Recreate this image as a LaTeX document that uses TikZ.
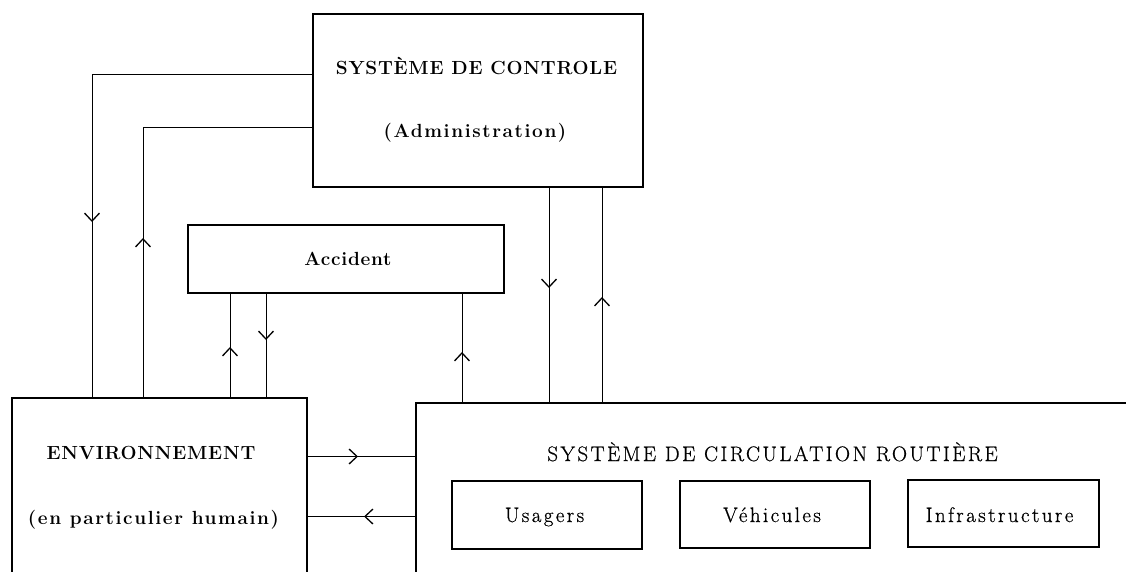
\documentclass[tikz,border=0pt]{standalone}
\usepackage{fontspec}
\setmainfont{Latin Modern Roman}
\usetikzlibrary{arrows.meta,decorations.markings}
\newfontfamily\leftfont{Latin Modern Roman}[LetterSpace=4]
\newfontfamily\leftwidefont{Latin Modern Roman}[LetterSpace=8.5]
\newfontfamily\rightfont{Latin Modern Roman}[LetterSpace=11.5,FakeBold=0.6]
\newcommand\bigbold{\leftfont\fontsize{19}{22}\selectfont\bfseries}
\newcommand\bigboldwide{\leftwidefont\fontsize{19}{22}\selectfont\bfseries}
\newcommand\roadfont{\rightfont\fontsize{21}{24}\selectfont}
\tikzset{
  box/.style={draw, line width=1.7pt, inner sep=0pt, outer sep=0pt},
  conn/.style={line width=0.9pt},
  mybarb/.tip={Straight Barb[length=8pt,width=15pt,line width=1.3pt]},
  arr/.style={postaction={decorate}, decoration={markings, mark=at position #1 with {\arrow{mybarb}}}},
  lbl/.style={anchor=base, inner sep=0pt},
}
\begin{document}
\begin{tikzpicture}[x=1pt,y=-1pt]
\clip (0,0) rectangle (1126,571);
\fill[white] (0,0) rectangle (1126,571);
% boxes
\node[box, minimum width=330pt, minimum height=173pt] (ctrl) at (478,100.5) {};
\node[box, minimum width=316pt, minimum height=68pt] (acc) at (346,259) {};
\node[box, minimum width=295pt, minimum height=302pt] (env) at (159.5,549) {};
\node[box, minimum width=725pt, minimum height=297pt] (road) at (778.5,551.5) {};
\node[box, line width=1.3pt, minimum width=190pt, minimum height=68pt] (usa) at (547,515) {};
\node[box, line width=1.3pt, minimum width=190pt, minimum height=67pt] (veh) at (775,514.5) {};
\node[box, line width=1.3pt, minimum width=191pt, minimum height=67pt] (inf) at (1003.5,513.5) {};
% labels
\node[lbl] (tctrl) at (476.5,74.5) {\bigbold SYSTÈME DE CONTROLE};
\node[lbl] (tadm) at (475,137) {\bigboldwide (Administration)};
\node[lbl] (tacc) at (348,265) {\bigbold Accident};
\node[lbl] (tenv) at (151,459) {\bigbold ENVIRONNEMENT};
\node[lbl] (thum) at (153.5,524) {\bigboldwide (en particulier humain)};
\node[lbl] (troad) at (772.5,461) {\roadfont SYSTÈME DE CIRCULATION ROUTIÈRE};
\node[lbl] (tusa) at (544.5,522) {\roadfont Usagers};
\node[lbl] (tveh) at (772,522) {\roadfont Véhicules};
\node[lbl] (tinf) at (999.5,522) {\roadfont Infrastructure};
% connectors
\draw[conn, arr=369pt] (ctrl.west |- 0,74) -| (env.north -| 92,0);
\draw[conn, arr=160pt] (env.north -| 143,0) |- (ctrl.west |- 0,127);
\draw[conn, arr=51pt] (env.north -| 230,0) -- (acc.south -| 230,0);
\draw[conn, arr=47pt] (acc.south -| 266,0) -- (env.north -| 266,0);
\draw[conn, arr=51pt] (road.north -| 462,0) -- (acc.south -| 462,0);
\draw[conn, arr=101pt] (ctrl.south -| 549,0) -- (road.north -| 549,0);
\draw[conn, arr=106pt] (road.north -| 602,0) -- (ctrl.south -| 602,0);
\draw[conn, arr=51pt] (env.east |- 0,456.5) -- (road.west |- 0,456.5);
\draw[conn, arr=52pt] (road.west |- 0,516.5) -- (env.east |- 0,516.5);
\end{tikzpicture}
\end{document}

■ **Set problem**
Copy out all the data without changing anything, and drop the pictures.

■ **The response**
Recreate this image as a LaTeX document that uses TikZ.
\documentclass[tikz,border=0pt]{standalone}
\usepackage{fontspec}
\setmainfont{Latin Modern Roman}
\usetikzlibrary{arrows.meta,decorations.markings}
\newfontfamily\leftfont{Latin Modern Roman}[LetterSpace=4]
\newfontfamily\leftwidefont{Latin Modern Roman}[LetterSpace=8.5]
\newfontfamily\rightfont{Latin Modern Roman}[LetterSpace=11.5,FakeBold=0.6]
\newcommand\bigbold{\leftfont\fontsize{19}{22}\selectfont\bfseries}
\newcommand\bigboldwide{\leftwidefont\fontsize{19}{22}\selectfont\bfseries}
\newcommand\roadfont{\rightfont\fontsize{21}{24}\selectfont}
\tikzset{
  box/.style={draw, line width=1.7pt, inner sep=0pt, outer sep=0pt},
  conn/.style={line width=0.9pt},
  mybarb/.tip={Straight Barb[length=8pt,width=15pt,line width=1.3pt]},
  arr/.style={postaction={decorate}, decoration={markings, mark=at position #1 with {\arrow{mybarb}}}},
  lbl/.style={anchor=base, inner sep=0pt},
}
\begin{document}
\begin{tikzpicture}[x=1pt,y=-1pt]
\clip (0,0) rectangle (1126,571);
\fill[white] (0,0) rectangle (1126,571);
% boxes
\node[box, minimum width=330pt, minimum height=173pt] (ctrl) at (478,100.5) {};
\node[box, minimum width=316pt, minimum height=68pt] (acc) at (346,259) {};
\node[box, minimum width=295pt, minimum height=302pt] (env) at (159.5,549) {};
\node[box, minimum width=725pt, minimum height=297pt] (road) at (778.5,551.5) {};
\node[box, line width=1.3pt, minimum width=190pt, minimum height=68pt] (usa) at (547,515) {};
\node[box, line width=1.3pt, minimum width=190pt, minimum height=67pt] (veh) at (775,514.5) {};
\node[box, line width=1.3pt, minimum width=191pt, minimum height=67pt] (inf) at (1003.5,513.5) {};
% labels
\node[lbl] (tctrl) at (476.5,74.5) {\bigbold SYSTÈME DE CONTROLE};
\node[lbl] (tadm) at (475,137) {\bigboldwide (Administration)};
\node[lbl] (tacc) at (348,265) {\bigbold Accident};
\node[lbl] (tenv) at (151,459) {\bigbold ENVIRONNEMENT};
\node[lbl] (thum) at (153.5,524) {\bigboldwide (en particulier humain)};
\node[lbl] (troad) at (772.5,461) {\roadfont SYSTÈME DE CIRCULATION ROUTIÈRE};
\node[lbl] (tusa) at (544.5,522) {\roadfont Usagers};
\node[lbl] (tveh) at (772,522) {\roadfont Véhicules};
\node[lbl] (tinf) at (999.5,522) {\roadfont Infrastructure};
% connectors
\draw[conn, arr=369pt] (ctrl.west |- 0,74) -| (env.north -| 92,0);
\draw[conn, arr=160pt] (env.north -| 143,0) |- (ctrl.west |- 0,127);
\draw[conn, arr=51pt] (env.north -| 230,0) -- (acc.south -| 230,0);
\draw[conn, arr=47pt] (acc.south -| 266,0) -- (env.north -| 266,0);
\draw[conn, arr=51pt] (road.north -| 462,0) -- (acc.south -| 462,0);
\draw[conn, arr=101pt] (ctrl.south -| 549,0) -- (road.north -| 549,0);
\draw[conn, arr=106pt] (road.north -| 602,0) -- (ctrl.south -| 602,0);
\draw[conn, arr=51pt] (env.east |- 0,456.5) -- (road.west |- 0,456.5);
\draw[conn, arr=52pt] (road.west |- 0,516.5) -- (env.east |- 0,516.5);
\end{tikzpicture}
\end{document}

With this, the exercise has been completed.